Significantly, it was only when Theodore Roosevelt gave up on coalition-building that he erred politically. Bored after leaving the White House in 1909 and unhappy with his hand-picked successor, William Howard Taft, Roosevelt led holy government forces against Taft for the Republican nomination. When TR fell short he charged around like a bull moose, telling his followers, "We stand at Armageddon and we battle for the Lord." Roosevelt's third-party destructiveness in 1912 opened the way for the first Democratic president of the 20th century, Woodrow Wilson, but did not lead to permanent party reconfiguration.

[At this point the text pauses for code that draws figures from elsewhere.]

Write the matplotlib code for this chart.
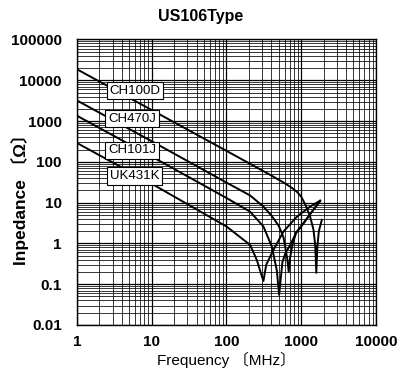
import matplotlib
matplotlib.use("Agg")
import matplotlib.pyplot as plt
from matplotlib.ticker import FixedLocator, NullFormatter

# ---- data ----
title = "US106Type"
xlabel = "Frequency 〔MHz〕"
ylabel = "Inpedance 〔Ω〕"

series_names = ["CH100D", "CH470J", "CH101J", "UK431K"]

ch100d_f = [1, 10, 100, 400, 600, 750, 873, 1000, 1150, 1316, 1456, 1540, 1590, 1640, 1720, 1888]
ch100d_z = [18600, 1860, 186, 46, 30, 23, 18.5, 14, 8.5, 4.5, 2.2, 0.9, 0.19, 0.8, 2.0, 3.8]

ch470j_f = [1, 10, 100, 207, 312, 400, 500, 580, 650, 680, 710, 760, 850, 1070, 1400, 1790]
ch470j_z = [3200, 320, 31, 15, 8.0, 4.8, 2.7, 1.4, 0.42, 0.2, 0.45, 0.9, 1.8, 3.1, 6.1, 11]

ch101j_f = [1, 10, 100, 207, 312, 404, 471, 506, 560, 620, 710, 850, 1070, 1400, 1790]
ch101j_z = [1350, 135, 13, 6.0, 2.6, 0.84, 0.22, 0.055, 0.35, 0.6, 0.9, 1.8, 3.1, 6.1, 11]

uk431k_f = [1, 10, 100, 207, 255, 290, 312, 340, 424, 578, 873, 1316, 1790]
uk431k_z = [290, 29, 2.6, 0.92, 0.39, 0.18, 0.12, 0.3, 0.69, 1.95, 4.5, 8.0, 11.2]

# label anchor positions (left edge, centre) in data units
label_f = [2.75, 2.6, 2.6, 2.75]
label_z = [5600, 1150, 190, 45]

xticks = [1, 10, 100, 1000, 10000]
xticklabels = ["1", "10", "100", "1000", "10000"]
yticks = [0.01, 0.1, 1, 10, 100, 1000, 10000, 100000]
yticklabels = ["0.01", "0.1", "1", "10", "100", "1000", "10000", "100000"]

FONT = ["Liberation Sans", "Noto Sans CJK JP", "DejaVu Sans"]
plt.rcParams["font.family"] = FONT

fig = plt.figure(figsize=(4.02, 3.79), dpi=100)
ax = fig.add_axes([0.1915, 0.1425, 0.7438, 0.7533])
ax.set_xscale("log")
ax.set_yscale("log")
ax.set_xlim(1, 10000)
ax.set_ylim(0.01, 100000)

# grid
minor_x = [m * 10 ** d for d in range(0, 4) for m in range(2, 10)]
minor_y = [m * 10.0 ** d for d in range(-2, 5) for m in range(2, 10)]
ax.xaxis.set_minor_locator(FixedLocator(minor_x))
ax.yaxis.set_minor_locator(FixedLocator(minor_y))
ax.xaxis.set_minor_formatter(NullFormatter())
ax.yaxis.set_minor_formatter(NullFormatter())
ax.grid(which="major", color="black", linewidth=0.9)
ax.grid(which="minor", color="black", linewidth=0.55)
ax.set_axisbelow(True)

for f, z in [(ch100d_f, ch100d_z), (ch470j_f, ch470j_z),
             (ch101j_f, ch101j_z), (uk431k_f, uk431k_z)]:
    ax.plot(f, z, color="black", linewidth=1.4, zorder=3)

for name, lf, lz in zip(series_names, label_f, label_z):
    ax.text(lf, lz, name, fontsize=9.5, ha="left", va="center", zorder=4,
            bbox=dict(boxstyle="square,pad=0.2", facecolor="white",
                      edgecolor="black", linewidth=0.8))

ax.set_xticks(xticks)
ax.set_xticklabels(xticklabels, fontsize=11, fontweight="bold")
ax.set_yticks(yticks)
ax.set_yticklabels(yticklabels, fontsize=11, fontweight="bold")
ax.tick_params(which="both", length=0)
ax.tick_params(axis="x", pad=7)
ax.tick_params(axis="y", pad=11)

for s in ax.spines.values():
    s.set_linewidth(1.0)

fig.text(0.5, 0.957, title, ha="center", va="center", fontsize=11.5, fontweight="bold")
ax.set_xlabel(xlabel, fontsize=11, labelpad=2)
fig.text(20 / 402, 1 - 195 / 379, ylabel, rotation=90, ha="center", va="center",
         fontsize=12.5, fontweight="bold")

fig.savefig("out.png", dpi=100)
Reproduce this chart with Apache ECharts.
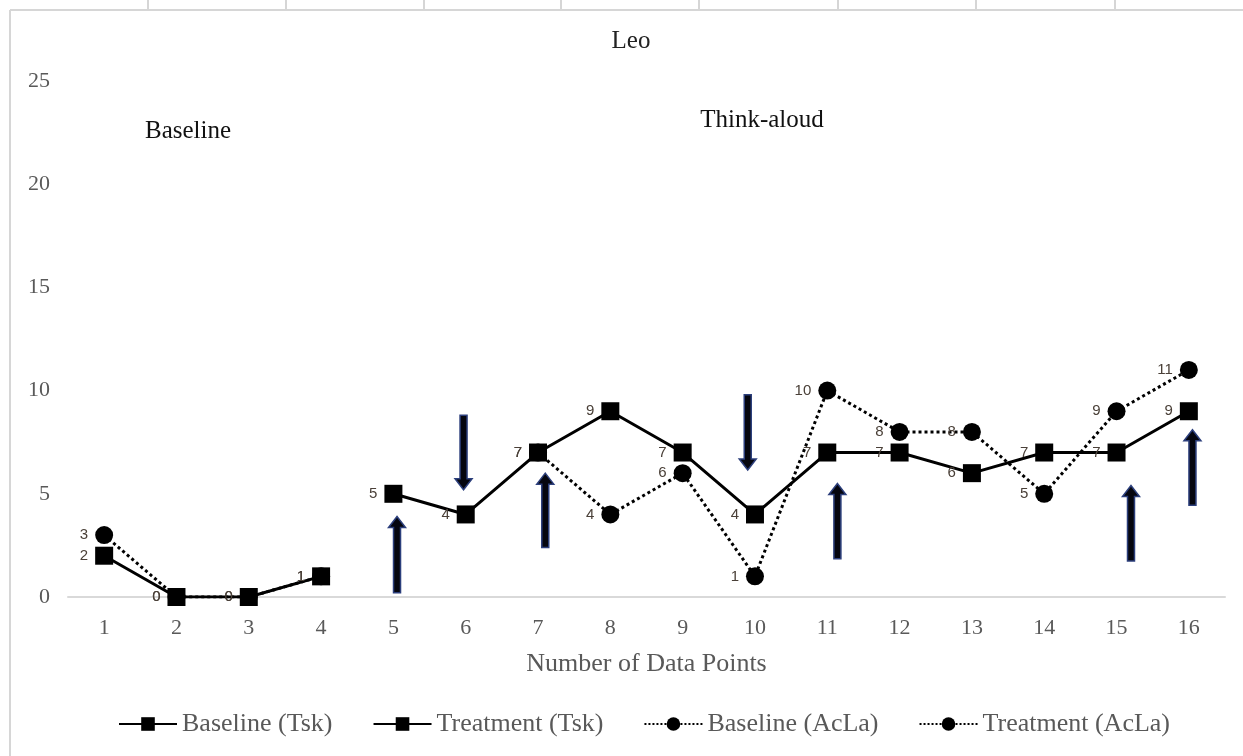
<!DOCTYPE html>
<html>
<head>
<meta charset="utf-8">
<script src="https://cdn.jsdelivr.net/npm/echarts@6/dist/echarts.min.js"></script>
<style>html,body{margin:0;padding:0;background:#fff}#c{width:1243px;height:756px}</style>
</head>
<body>
<div id="c"></div>
<script>
const categories = ['1','2','3','4','5','6','7','8','9','10','11','12','13','14','15','16'];
const baselineTsk   = [2, 0, 0, 1, null, null, null, null, null, null, null, null, null, null, null, null];
const treatmentTsk  = [null, null, null, null, 5, 4, 7, 9, 7, 4, 7, 7, 6, 7, 7, 9];
const baselineAcLa  = [3, 0, 0, 1, null, null, null, null, null, null, null, null, null, null, null, null];
const treatmentAcLa = [null, null, null, null, null, null, 7, 4, 6, 1, 10, 8, 8, 5, 9, 11];
// annotation arrows: [x position (category number), y start, y end]
const arrows = [
  [5.05, 0.2, 3.9],
  [5.97, 8.8, 5.2],
  [7.1, 2.4, 6.0],
  [9.9, 9.8, 6.15],
  [11.14, 1.85, 5.5],
  [15.2, 1.75, 5.4],
  [16.05, 4.45, 8.1]
];
const seriesNames = ['Baseline (Tsk)', 'Treatment (Tsk)', 'Baseline (AcLa)', 'Treatment (AcLa)'];

const serif = 'Liberation Serif';
const labelStyle = {show: true, position: 'left', distance: 7, fontFamily: 'Liberation Sans', fontSize: 15, color: '#4a4038'};

function lineSeries(name, data, dotted) {
  return {
    name: name, type: 'line', data: data,
    symbol: dotted ? 'circle' : 'rect', symbolSize: 18,
    z: dotted ? 2 : 3,
    itemStyle: {color: '#000'},
    lineStyle: {color: '#000', width: 3, type: dotted ? 'dotted' : 'solid'},
    label: labelStyle,
    connectNulls: false,
    animation: false
  };
}

const topTicks = [148, 286, 424, 561, 699, 838, 976, 1115];
const graphics = [
  {type: 'line', shape: {x1: 10, y1: 10, x2: 1243, y2: 10}, style: {stroke: '#d6d6d6', lineWidth: 2}},
  {type: 'line', shape: {x1: 10, y1: 10, x2: 10, y2: 756}, style: {stroke: '#d6d6d6', lineWidth: 2}},
  {type: 'text', x: 631, y: 41, style: {text: 'Leo', fontFamily: serif, fontSize: 25, fill: '#222', align: 'center', verticalAlign: 'middle'}},
  {type: 'text', x: 188, y: 131, style: {text: 'Baseline', fontFamily: serif, fontSize: 25, fill: '#111', align: 'center', verticalAlign: 'middle'}},
  {type: 'text', x: 762, y: 120, style: {text: 'Think-aloud', fontFamily: serif, fontSize: 25, fill: '#111', align: 'center', verticalAlign: 'middle'}}
];
topTicks.forEach(function (x) {
  graphics.push({type: 'line', shape: {x1: x, y1: 0, x2: x, y2: 10}, style: {stroke: '#d6d6d6', lineWidth: 2}});
});

const chart = echarts.init(document.getElementById('c'));
chart.setOption({
  animation: false,
  backgroundColor: '#fff',
  grid: {left: 68, right: 18, top: 81, bottom: 159},
  xAxis: [{
    type: 'category', data: categories, boundaryGap: true,
    name: 'Number of Data Points', nameLocation: 'middle', nameGap: 54,
    nameTextStyle: {fontFamily: serif, fontSize: 26, color: '#595959'},
    axisLine: {lineStyle: {color: '#d9d9d9', width: 2}},
    axisTick: {show: false},
    axisLabel: {fontFamily: serif, fontSize: 22, color: '#595959', margin: 20}
  }, {
    type: 'value', min: 0.5, max: 16.5, show: false
  }],
  yAxis: {
    type: 'value', min: 0, max: 25, interval: 5,
    axisLine: {show: false}, axisTick: {show: false}, splitLine: {show: false},
    axisLabel: {fontFamily: serif, fontSize: 22, color: '#595959', margin: 18}
  },
  legend: {
    data: seriesNames, top: 706, left: 113,
    itemWidth: 58, itemHeight: 17, itemGap: 40,
    textStyle: {fontFamily: serif, fontSize: 26, color: '#595959'}
  },
  graphic: graphics,
  series: [
    lineSeries(seriesNames[0], baselineTsk, false),
    lineSeries(seriesNames[1], treatmentTsk, false),
    lineSeries(seriesNames[2], baselineAcLa, true),
    lineSeries(seriesNames[3], treatmentAcLa, true),
    {
      type: 'custom', xAxisIndex: 1, yAxisIndex: 0, data: arrows, z: 5,
      encode: {x: 0, y: [1, 2]},
      renderItem: function (params, api) {
        const x = api.value(0), ya = api.value(1), yb = api.value(2);
        const p0 = api.coord([x, ya]), p1 = api.coord([x, yb]);
        const dir = p1[1] < p0[1] ? -1 : 1;
        const hw = 3.5, hh = 8.5, hl = 11;
        const cx = p0[0], tipY = p1[1], baseY = tipY - dir * hl;
        return {
          type: 'polygon',
          shape: {points: [[cx - hw, p0[1]], [cx - hw, baseY], [cx - hh, baseY], [cx, tipY], [cx + hh, baseY], [cx + hw, baseY], [cx + hw, p0[1]]]},
          style: {fill: '#05060f', stroke: '#2c3f7c', lineWidth: 1.5}
        };
      }
    }
  ]
});
</script>
</body>
</html>
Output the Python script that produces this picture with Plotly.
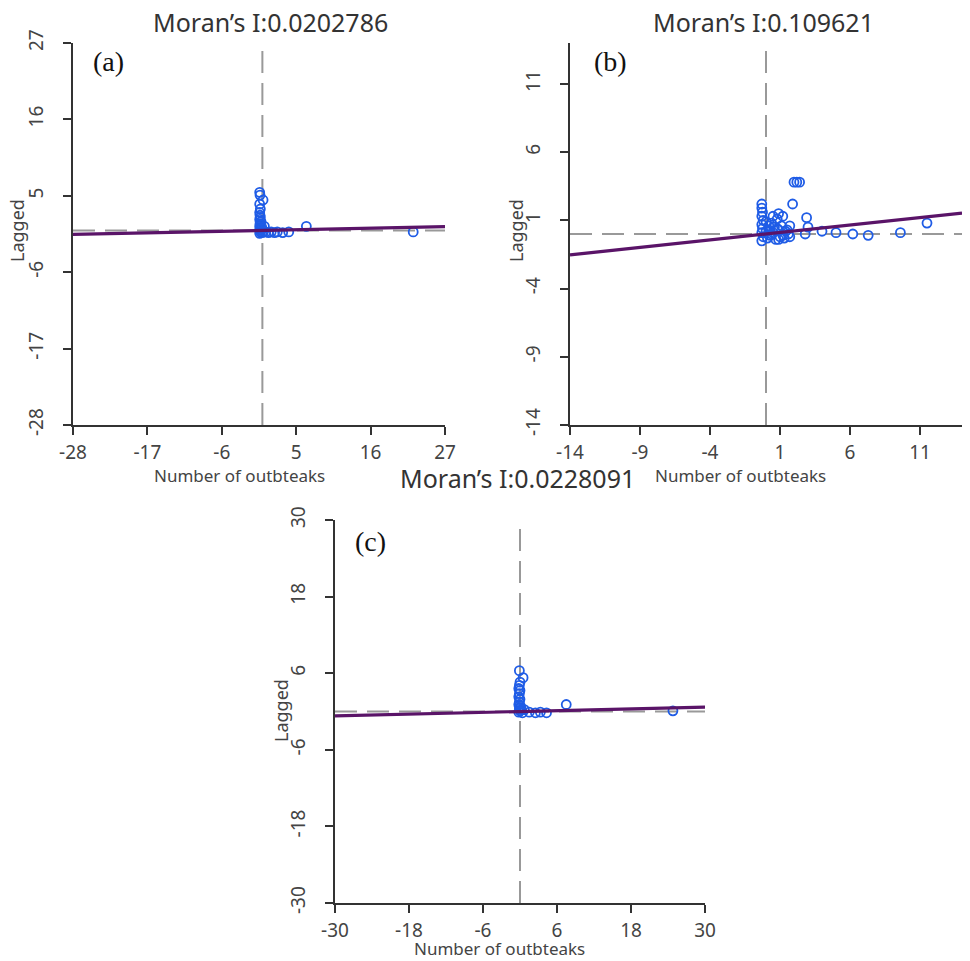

I am not advocating a "nothing ventured, nothing gained" politics. Christians in politics who deliver the votes need to be as clever as foxes as they collect IOUs from successful candidates. Bob Dole owes some evangelical leaders big time, and the credible threat of Christian conservatives sitting out the presidential election should keep him from picking a pro-abortion running mate. A Christian political party, by comparison, is an early model blunderbuss more likely to explode in our faces than to hit its target.
It is emotionally satisfying to sing "Onward, Christian soldiers" and split. It is necessary to do that in down-the-drain denominations and some other areas as well, but political parties are not churches. Each time Christians have followed the piping of 20th- century political separatists, much has been ventured and nothing gained, either in the year of effort or during the thin years that followed.